Some estimated the library at 150,000 volumes, formed at a cost of £100,000; others reckoned it at 500,000 volumes, at an aggregate value of £250,000. The truth was, his executors did not know in how many foreign towns his collections of books were placed. Thus it could not accurately be ascertained what portion of the whole was sold by auction in London in 1834—6; but the mere catalogue of that portion fills consider-ably more than two thousand printed octavo pages. The sales were conducted by Mr. Evans, Messrs Sotheby, and other book-auctioneers, and occupied two hundred and two days, extending through a period of upwards of two years from April 10th, 1834, to July 9, 1836. One copy of the catalogue has been preserved, with marginal manuscript notes relating to almost every lot; and from this a summary of very curious information is deducible.

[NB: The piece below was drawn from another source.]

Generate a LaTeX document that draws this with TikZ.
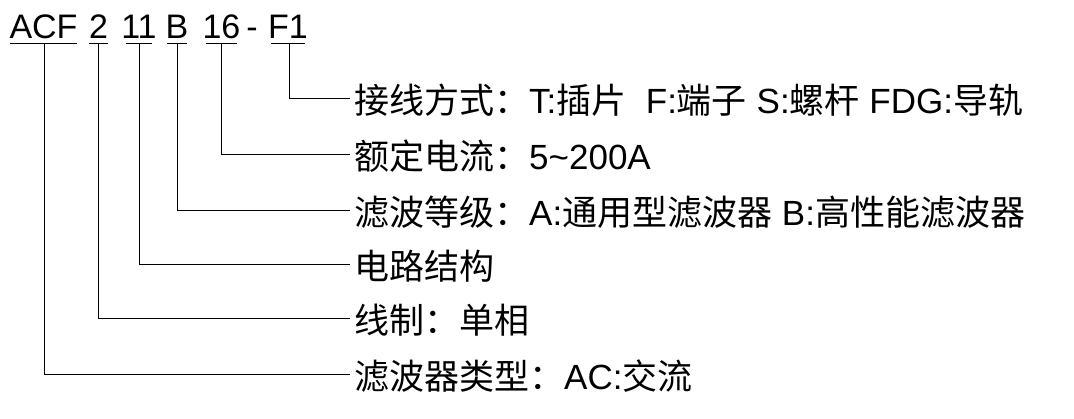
\documentclass[tikz,border=0pt]{standalone}
\usepackage{fontspec}
\setmainfont{Liberation Sans}
\newfontfamily\cjk{Noto Sans CJK SC}
\newcommand{\zh}[1]{{\cjk #1}}
\begin{document}
\begin{tikzpicture}[x=1pt,y=-1pt,
  code/.style={font=\fontsize{34}{34}\selectfont,anchor=base,inner sep=0},
  lab/.style={font=\fontsize{35}{35}\selectfont,anchor=west,inner sep=0},
  ln/.style={line width=1pt}]
\useasboundingbox (0,0) rectangle (1074,418);
\node[code] (c1) at (43.5,38) {ACF};
\node[code] (c2) at (98.5,38) {2};
\node[code] (c3) at (139,38) {11};
\node[code] (c4) at (177,38) {B};
\node[code] (c5) at (221.5,38) {16};
\node[code] (c6) at (252,38) {-};
\node[code] (c7) at (288,38) {F1};
\foreach \a/\b in {10/77,89/108,126/152,167/187,206/237,271/305}
  \draw[ln] (\a,43) -- (\b,43);
\node[lab] (l1) at (354,100) {\zh{接线方式：}T:\zh{插片}\ \ F:\zh{端子} S:\zh{螺杆} FDG:\zh{导轨}};
\node[lab] (l2) at (354,156) {\zh{额定电流：}5\textasciitilde200A};
\node[lab] (l3) at (354,212) {\zh{滤波等级：}A:\zh{通用型滤波器} B:\zh{高性能滤波器}};
\node[lab] (l4) at (354,266) {\zh{电路结构}};
\node[lab] (l5) at (354,320) {\zh{线制：单相}};
\node[lab] (l6) at (354,376) {\zh{滤波器类型：}AC:\zh{交流}};
\coordinate (e1) at (350,98);
\coordinate (e2) at (350,154);
\coordinate (e3) at (350,210);
\coordinate (e4) at (350,264);
\coordinate (e5) at (350,318);
\coordinate (e6) at (350,374);
\draw[ln] (289,43) |- (e1);
\draw[ln] (221,43) |- (e2);
\draw[ln] (177,43) |- (e3);
\draw[ln] (139,43) |- (e4);
\draw[ln] (98,43) |- (e5);
\draw[ln] (44,43) |- (e6);
\end{tikzpicture}
\end{document}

It appears that, whatever may have been the number of volumes sold by auction, or otherwise got rid of abroad, those sold at this series of auctions in London were 117,613 in number, grouped into 52,672 lots. As regards the ratio borne by the prices obtained, to those which Mr. Heber had paid for the books in question, the account as rendered shewed that the auctioneer's hammer brought £56,775 for that which had cost £77,150. It would appear, therefore, that the losses accruing to Mr. Heber's estate through his passion for book-collecting, amounted to upwards of £20,000, and this irrespective of the fate, whatever it may have been, of the continental libraries. We can hardly come to any other conclusion, than that Mr. Heber's life was nearly a useless one—performing unnecessary work, which was undone soon after his death.